GIVEN TASK:
Copy exactly, and only, the lines below from the first through the one containing "lw=1.2, clip_on=False, zorder=2)", both included; pictures are omitted.

** Start RECORDED DATA **

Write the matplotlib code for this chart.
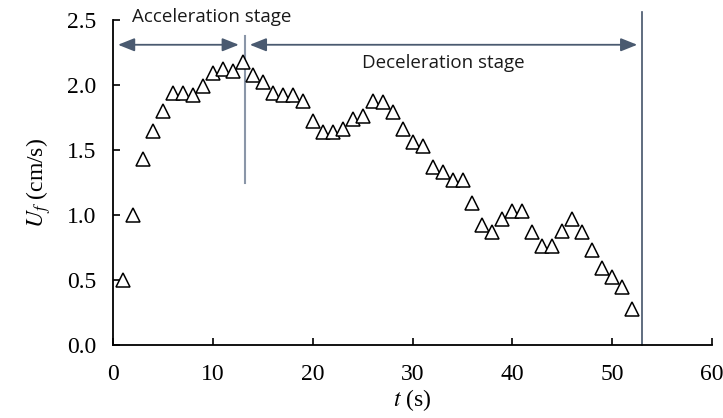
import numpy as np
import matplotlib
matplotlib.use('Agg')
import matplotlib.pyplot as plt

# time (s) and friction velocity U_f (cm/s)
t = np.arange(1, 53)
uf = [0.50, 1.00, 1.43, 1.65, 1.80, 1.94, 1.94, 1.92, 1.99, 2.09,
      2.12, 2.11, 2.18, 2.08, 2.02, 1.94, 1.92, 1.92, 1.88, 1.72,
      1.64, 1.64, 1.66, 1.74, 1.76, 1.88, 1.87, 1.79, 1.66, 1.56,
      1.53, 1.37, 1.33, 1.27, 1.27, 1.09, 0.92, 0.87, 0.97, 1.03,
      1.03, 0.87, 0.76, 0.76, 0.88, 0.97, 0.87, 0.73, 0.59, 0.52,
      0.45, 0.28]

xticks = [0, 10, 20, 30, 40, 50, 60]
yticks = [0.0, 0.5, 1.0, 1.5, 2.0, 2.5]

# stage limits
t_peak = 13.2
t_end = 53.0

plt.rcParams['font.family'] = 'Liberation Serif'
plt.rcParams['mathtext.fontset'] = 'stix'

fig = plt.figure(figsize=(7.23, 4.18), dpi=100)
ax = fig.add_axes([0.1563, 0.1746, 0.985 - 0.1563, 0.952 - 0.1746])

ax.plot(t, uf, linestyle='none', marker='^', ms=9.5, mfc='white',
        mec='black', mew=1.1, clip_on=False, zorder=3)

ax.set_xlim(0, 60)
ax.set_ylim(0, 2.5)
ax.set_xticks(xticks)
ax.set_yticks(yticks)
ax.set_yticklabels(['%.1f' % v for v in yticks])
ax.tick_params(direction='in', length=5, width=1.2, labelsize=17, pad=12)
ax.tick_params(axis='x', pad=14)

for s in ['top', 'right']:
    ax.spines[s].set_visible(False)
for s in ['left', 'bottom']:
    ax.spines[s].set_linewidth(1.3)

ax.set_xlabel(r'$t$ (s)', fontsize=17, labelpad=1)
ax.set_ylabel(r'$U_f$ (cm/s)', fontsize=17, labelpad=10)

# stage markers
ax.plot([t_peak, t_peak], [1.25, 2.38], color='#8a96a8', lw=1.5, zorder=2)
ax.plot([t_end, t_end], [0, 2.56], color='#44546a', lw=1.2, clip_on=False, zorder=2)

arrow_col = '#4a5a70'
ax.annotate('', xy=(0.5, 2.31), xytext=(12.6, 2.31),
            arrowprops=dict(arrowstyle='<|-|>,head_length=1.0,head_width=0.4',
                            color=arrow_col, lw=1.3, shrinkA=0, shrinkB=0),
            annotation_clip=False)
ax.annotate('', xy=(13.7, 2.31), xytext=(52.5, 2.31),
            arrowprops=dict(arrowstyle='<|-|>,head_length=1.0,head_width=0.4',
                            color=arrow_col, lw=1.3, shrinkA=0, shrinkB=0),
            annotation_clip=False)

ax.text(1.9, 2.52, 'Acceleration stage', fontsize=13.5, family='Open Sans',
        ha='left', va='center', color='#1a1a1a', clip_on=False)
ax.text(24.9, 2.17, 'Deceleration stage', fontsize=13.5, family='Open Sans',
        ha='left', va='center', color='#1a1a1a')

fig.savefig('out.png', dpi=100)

** End RECORDED DATA **

EXERCISE ANSWER:
Write the matplotlib code for this chart.
import numpy as np
import matplotlib
matplotlib.use('Agg')
import matplotlib.pyplot as plt

# time (s) and friction velocity U_f (cm/s)
t = np.arange(1, 53)
uf = [0.50, 1.00, 1.43, 1.65, 1.80, 1.94, 1.94, 1.92, 1.99, 2.09,
      2.12, 2.11, 2.18, 2.08, 2.02, 1.94, 1.92, 1.92, 1.88, 1.72,
      1.64, 1.64, 1.66, 1.74, 1.76, 1.88, 1.87, 1.79, 1.66, 1.56,
      1.53, 1.37, 1.33, 1.27, 1.27, 1.09, 0.92, 0.87, 0.97, 1.03,
      1.03, 0.87, 0.76, 0.76, 0.88, 0.97, 0.87, 0.73, 0.59, 0.52,
      0.45, 0.28]

xticks = [0, 10, 20, 30, 40, 50, 60]
yticks = [0.0, 0.5, 1.0, 1.5, 2.0, 2.5]

# stage limits
t_peak = 13.2
t_end = 53.0

plt.rcParams['font.family'] = 'Liberation Serif'
plt.rcParams['mathtext.fontset'] = 'stix'

fig = plt.figure(figsize=(7.23, 4.18), dpi=100)
ax = fig.add_axes([0.1563, 0.1746, 0.985 - 0.1563, 0.952 - 0.1746])

ax.plot(t, uf, linestyle='none', marker='^', ms=9.5, mfc='white',
        mec='black', mew=1.1, clip_on=False, zorder=3)

ax.set_xlim(0, 60)
ax.set_ylim(0, 2.5)
ax.set_xticks(xticks)
ax.set_yticks(yticks)
ax.set_yticklabels(['%.1f' % v for v in yticks])
ax.tick_params(direction='in', length=5, width=1.2, labelsize=17, pad=12)
ax.tick_params(axis='x', pad=14)

for s in ['top', 'right']:
    ax.spines[s].set_visible(False)
for s in ['left', 'bottom']:
    ax.spines[s].set_linewidth(1.3)

ax.set_xlabel(r'$t$ (s)', fontsize=17, labelpad=1)
ax.set_ylabel(r'$U_f$ (cm/s)', fontsize=17, labelpad=10)

# stage markers
ax.plot([t_peak, t_peak], [1.25, 2.38], color='#8a96a8', lw=1.5, zorder=2)
ax.plot([t_end, t_end], [0, 2.56], color='#44546a', lw=1.2, clip_on=False, zorder=2)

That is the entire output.